** begin **

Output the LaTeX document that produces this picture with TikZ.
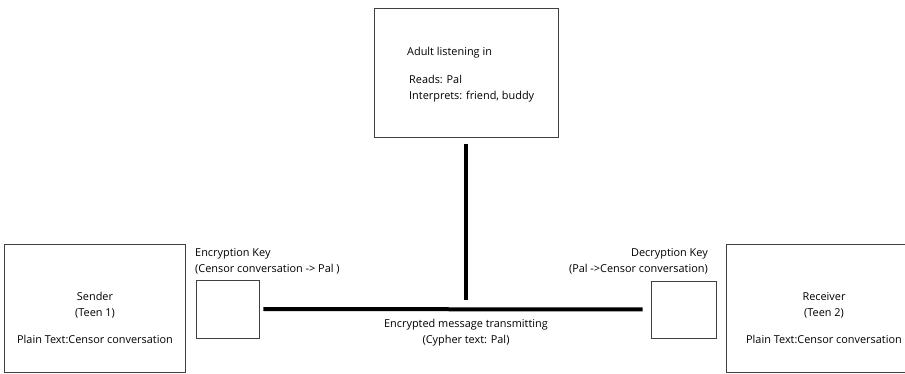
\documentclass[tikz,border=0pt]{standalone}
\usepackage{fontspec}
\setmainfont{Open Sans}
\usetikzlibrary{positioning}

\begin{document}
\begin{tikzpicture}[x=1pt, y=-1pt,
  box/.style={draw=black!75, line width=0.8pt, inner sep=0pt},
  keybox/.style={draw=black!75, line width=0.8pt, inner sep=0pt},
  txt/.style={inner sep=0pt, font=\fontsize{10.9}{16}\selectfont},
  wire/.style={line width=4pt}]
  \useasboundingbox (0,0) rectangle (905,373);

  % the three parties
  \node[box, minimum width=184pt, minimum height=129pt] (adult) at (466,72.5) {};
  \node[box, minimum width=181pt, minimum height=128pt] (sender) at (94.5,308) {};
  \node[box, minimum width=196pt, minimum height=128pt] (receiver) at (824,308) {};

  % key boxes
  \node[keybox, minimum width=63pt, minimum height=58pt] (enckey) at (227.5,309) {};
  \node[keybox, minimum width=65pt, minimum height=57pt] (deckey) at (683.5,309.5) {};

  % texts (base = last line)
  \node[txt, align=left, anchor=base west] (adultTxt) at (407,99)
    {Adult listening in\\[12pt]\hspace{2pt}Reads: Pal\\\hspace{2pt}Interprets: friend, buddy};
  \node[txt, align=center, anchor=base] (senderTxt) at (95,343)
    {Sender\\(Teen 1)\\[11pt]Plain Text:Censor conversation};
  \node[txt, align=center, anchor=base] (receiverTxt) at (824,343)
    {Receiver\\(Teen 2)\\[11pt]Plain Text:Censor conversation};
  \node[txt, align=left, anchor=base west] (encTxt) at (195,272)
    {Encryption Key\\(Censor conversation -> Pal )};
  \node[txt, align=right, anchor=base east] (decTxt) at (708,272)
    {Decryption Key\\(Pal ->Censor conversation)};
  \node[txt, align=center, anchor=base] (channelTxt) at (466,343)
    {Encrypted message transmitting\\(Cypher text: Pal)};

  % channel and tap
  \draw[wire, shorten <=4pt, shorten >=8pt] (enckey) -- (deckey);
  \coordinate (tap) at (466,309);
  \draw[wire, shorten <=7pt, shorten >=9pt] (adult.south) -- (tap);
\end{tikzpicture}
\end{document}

** end **
** begin **

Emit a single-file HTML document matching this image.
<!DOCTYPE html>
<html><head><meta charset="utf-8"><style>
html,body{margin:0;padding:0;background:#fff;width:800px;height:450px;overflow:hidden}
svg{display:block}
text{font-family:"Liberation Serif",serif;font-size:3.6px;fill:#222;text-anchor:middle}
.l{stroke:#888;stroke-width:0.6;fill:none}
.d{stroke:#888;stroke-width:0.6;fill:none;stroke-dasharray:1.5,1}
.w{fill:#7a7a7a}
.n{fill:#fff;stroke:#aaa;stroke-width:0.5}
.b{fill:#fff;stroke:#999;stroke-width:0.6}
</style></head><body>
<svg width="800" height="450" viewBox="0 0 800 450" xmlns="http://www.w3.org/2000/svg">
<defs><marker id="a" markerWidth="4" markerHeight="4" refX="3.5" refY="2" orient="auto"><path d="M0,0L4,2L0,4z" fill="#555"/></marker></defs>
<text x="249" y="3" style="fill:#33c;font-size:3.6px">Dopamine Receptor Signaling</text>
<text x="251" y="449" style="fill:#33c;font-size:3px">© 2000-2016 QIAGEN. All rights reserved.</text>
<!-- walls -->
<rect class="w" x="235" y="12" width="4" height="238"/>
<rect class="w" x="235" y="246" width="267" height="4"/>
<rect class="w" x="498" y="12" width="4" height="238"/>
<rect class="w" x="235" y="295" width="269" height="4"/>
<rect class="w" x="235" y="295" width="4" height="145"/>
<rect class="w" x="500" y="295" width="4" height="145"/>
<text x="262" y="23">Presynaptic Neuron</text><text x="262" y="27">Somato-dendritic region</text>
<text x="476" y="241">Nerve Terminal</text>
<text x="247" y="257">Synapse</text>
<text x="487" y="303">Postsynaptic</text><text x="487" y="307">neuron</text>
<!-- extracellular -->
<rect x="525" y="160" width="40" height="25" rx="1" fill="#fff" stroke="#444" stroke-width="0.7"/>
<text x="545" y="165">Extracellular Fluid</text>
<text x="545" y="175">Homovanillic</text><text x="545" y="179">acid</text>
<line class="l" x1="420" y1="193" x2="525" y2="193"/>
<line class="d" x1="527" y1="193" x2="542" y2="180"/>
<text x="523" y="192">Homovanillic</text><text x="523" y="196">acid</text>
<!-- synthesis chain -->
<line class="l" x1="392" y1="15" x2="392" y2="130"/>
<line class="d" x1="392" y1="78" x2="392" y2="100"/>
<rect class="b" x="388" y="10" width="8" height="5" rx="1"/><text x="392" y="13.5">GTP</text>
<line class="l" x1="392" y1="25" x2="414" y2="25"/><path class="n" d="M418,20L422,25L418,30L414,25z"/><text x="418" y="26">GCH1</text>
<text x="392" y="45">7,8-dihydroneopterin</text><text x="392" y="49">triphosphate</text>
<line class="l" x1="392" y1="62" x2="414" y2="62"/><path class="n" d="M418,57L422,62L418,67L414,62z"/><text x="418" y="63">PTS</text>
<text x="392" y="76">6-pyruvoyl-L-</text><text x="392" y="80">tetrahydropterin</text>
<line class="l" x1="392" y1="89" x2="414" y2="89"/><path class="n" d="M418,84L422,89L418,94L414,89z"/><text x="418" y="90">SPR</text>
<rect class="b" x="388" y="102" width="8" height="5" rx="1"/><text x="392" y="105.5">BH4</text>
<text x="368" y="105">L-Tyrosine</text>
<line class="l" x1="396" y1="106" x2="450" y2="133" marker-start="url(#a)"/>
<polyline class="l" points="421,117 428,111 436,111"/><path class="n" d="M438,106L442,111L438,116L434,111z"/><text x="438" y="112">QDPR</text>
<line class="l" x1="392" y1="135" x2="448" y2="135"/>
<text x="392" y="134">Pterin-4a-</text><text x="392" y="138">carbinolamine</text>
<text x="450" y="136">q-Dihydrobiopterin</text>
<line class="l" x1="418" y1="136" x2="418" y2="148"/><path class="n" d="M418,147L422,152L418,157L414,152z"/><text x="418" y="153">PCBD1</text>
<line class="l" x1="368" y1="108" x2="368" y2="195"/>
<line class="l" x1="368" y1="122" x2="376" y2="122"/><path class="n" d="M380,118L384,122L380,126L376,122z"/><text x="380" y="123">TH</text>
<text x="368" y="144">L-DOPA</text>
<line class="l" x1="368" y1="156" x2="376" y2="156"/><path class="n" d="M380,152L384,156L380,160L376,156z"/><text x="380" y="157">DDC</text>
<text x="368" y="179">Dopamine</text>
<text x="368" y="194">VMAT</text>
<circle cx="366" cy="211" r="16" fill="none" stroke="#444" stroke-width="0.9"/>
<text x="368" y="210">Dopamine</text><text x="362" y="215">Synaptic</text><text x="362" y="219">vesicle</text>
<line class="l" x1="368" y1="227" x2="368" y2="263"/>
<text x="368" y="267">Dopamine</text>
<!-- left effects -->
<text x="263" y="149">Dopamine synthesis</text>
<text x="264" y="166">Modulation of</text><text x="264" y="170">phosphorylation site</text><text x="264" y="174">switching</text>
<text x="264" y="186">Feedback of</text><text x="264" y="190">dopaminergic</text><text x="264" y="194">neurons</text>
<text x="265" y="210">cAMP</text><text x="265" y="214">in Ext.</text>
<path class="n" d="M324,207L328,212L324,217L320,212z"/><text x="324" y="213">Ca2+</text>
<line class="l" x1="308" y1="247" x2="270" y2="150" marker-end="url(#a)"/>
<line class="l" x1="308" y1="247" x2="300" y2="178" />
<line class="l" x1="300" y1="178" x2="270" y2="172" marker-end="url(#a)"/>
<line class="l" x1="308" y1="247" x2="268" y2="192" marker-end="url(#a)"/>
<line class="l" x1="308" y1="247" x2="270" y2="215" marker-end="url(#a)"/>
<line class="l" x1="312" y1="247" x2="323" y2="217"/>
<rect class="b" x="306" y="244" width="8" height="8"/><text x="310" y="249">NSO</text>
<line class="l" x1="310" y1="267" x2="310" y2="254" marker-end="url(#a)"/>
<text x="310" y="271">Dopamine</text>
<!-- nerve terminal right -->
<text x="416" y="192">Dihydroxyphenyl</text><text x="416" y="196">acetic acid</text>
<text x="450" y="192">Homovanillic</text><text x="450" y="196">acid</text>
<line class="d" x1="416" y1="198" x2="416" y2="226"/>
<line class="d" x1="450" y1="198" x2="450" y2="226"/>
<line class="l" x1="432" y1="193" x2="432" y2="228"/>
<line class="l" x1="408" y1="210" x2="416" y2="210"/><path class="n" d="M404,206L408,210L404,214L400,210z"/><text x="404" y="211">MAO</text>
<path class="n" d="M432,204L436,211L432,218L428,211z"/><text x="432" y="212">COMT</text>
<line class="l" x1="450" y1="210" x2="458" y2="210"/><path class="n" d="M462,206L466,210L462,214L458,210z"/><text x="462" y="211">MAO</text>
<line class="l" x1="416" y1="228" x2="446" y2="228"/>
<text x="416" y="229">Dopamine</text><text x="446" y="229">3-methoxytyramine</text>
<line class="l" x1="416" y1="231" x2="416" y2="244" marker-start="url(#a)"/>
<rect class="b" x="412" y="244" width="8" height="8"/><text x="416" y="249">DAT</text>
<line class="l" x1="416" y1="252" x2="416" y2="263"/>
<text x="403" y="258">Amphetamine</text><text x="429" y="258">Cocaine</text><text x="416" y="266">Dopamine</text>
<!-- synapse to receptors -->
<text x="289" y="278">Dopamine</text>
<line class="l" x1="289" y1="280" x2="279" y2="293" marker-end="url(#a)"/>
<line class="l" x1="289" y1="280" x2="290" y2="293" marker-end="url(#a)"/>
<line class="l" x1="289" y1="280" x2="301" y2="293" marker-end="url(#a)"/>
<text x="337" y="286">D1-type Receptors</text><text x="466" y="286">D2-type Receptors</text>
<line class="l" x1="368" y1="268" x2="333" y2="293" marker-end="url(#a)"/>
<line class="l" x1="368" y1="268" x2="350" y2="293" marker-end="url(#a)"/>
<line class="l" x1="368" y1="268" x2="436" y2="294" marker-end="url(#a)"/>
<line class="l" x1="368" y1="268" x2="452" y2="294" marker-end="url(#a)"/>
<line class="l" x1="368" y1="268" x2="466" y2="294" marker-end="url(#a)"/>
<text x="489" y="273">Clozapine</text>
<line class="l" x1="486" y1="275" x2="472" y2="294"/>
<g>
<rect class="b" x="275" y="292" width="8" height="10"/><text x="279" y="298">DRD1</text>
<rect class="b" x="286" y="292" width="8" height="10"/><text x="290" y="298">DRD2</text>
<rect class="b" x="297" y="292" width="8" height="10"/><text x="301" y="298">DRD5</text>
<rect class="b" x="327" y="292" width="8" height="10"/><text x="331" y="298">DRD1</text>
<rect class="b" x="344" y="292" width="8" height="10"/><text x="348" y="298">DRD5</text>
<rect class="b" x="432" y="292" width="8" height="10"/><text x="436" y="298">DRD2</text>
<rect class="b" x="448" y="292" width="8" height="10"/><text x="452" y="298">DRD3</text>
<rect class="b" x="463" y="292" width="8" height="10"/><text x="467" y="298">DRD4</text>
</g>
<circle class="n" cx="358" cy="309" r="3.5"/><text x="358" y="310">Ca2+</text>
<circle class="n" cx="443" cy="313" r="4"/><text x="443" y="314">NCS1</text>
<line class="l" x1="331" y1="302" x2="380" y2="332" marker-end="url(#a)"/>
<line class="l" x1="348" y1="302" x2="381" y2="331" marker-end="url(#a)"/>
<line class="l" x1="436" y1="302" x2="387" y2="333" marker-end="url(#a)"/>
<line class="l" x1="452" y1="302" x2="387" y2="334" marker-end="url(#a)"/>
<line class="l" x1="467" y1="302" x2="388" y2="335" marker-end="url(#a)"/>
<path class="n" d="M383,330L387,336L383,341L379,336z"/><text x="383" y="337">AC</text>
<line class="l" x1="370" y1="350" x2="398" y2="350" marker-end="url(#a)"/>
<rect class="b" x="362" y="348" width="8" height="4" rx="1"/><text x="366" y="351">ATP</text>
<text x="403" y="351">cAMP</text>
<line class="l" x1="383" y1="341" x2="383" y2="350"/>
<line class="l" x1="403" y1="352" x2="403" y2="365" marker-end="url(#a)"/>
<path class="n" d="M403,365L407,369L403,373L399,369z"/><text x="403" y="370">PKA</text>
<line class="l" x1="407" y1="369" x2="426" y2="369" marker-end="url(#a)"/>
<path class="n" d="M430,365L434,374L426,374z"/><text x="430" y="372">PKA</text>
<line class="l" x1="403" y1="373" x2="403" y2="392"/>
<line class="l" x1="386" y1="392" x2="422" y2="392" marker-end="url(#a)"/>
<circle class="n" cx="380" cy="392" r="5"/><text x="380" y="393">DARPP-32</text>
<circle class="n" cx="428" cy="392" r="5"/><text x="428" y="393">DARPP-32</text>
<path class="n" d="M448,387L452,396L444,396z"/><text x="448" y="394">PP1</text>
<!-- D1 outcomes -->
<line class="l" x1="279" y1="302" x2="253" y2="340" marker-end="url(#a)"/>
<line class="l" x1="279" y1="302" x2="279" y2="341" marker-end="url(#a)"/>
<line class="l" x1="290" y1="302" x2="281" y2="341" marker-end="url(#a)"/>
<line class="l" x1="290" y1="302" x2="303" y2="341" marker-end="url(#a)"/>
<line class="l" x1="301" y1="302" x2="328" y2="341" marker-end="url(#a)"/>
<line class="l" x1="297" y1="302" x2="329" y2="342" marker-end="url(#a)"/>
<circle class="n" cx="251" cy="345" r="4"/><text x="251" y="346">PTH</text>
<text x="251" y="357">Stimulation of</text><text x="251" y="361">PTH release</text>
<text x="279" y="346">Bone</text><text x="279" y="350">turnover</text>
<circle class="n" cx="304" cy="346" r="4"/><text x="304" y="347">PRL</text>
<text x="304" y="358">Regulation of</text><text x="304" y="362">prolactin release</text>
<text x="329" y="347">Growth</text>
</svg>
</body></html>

** end **

REQUEST: All lines above from the one containing "Output the LaTeX" through the one containing "(0,0) rectangle (905,373);" are to be quoted exactly, and only those; pictures are left out.

FINAL ANSWER:
Output the LaTeX document that produces this picture with TikZ.
\documentclass[tikz,border=0pt]{standalone}
\usepackage{fontspec}
\setmainfont{Open Sans}
\usetikzlibrary{positioning}

\begin{document}
\begin{tikzpicture}[x=1pt, y=-1pt,
  box/.style={draw=black!75, line width=0.8pt, inner sep=0pt},
  keybox/.style={draw=black!75, line width=0.8pt, inner sep=0pt},
  txt/.style={inner sep=0pt, font=\fontsize{10.9}{16}\selectfont},
  wire/.style={line width=4pt}]
  \useasboundingbox (0,0) rectangle (905,373);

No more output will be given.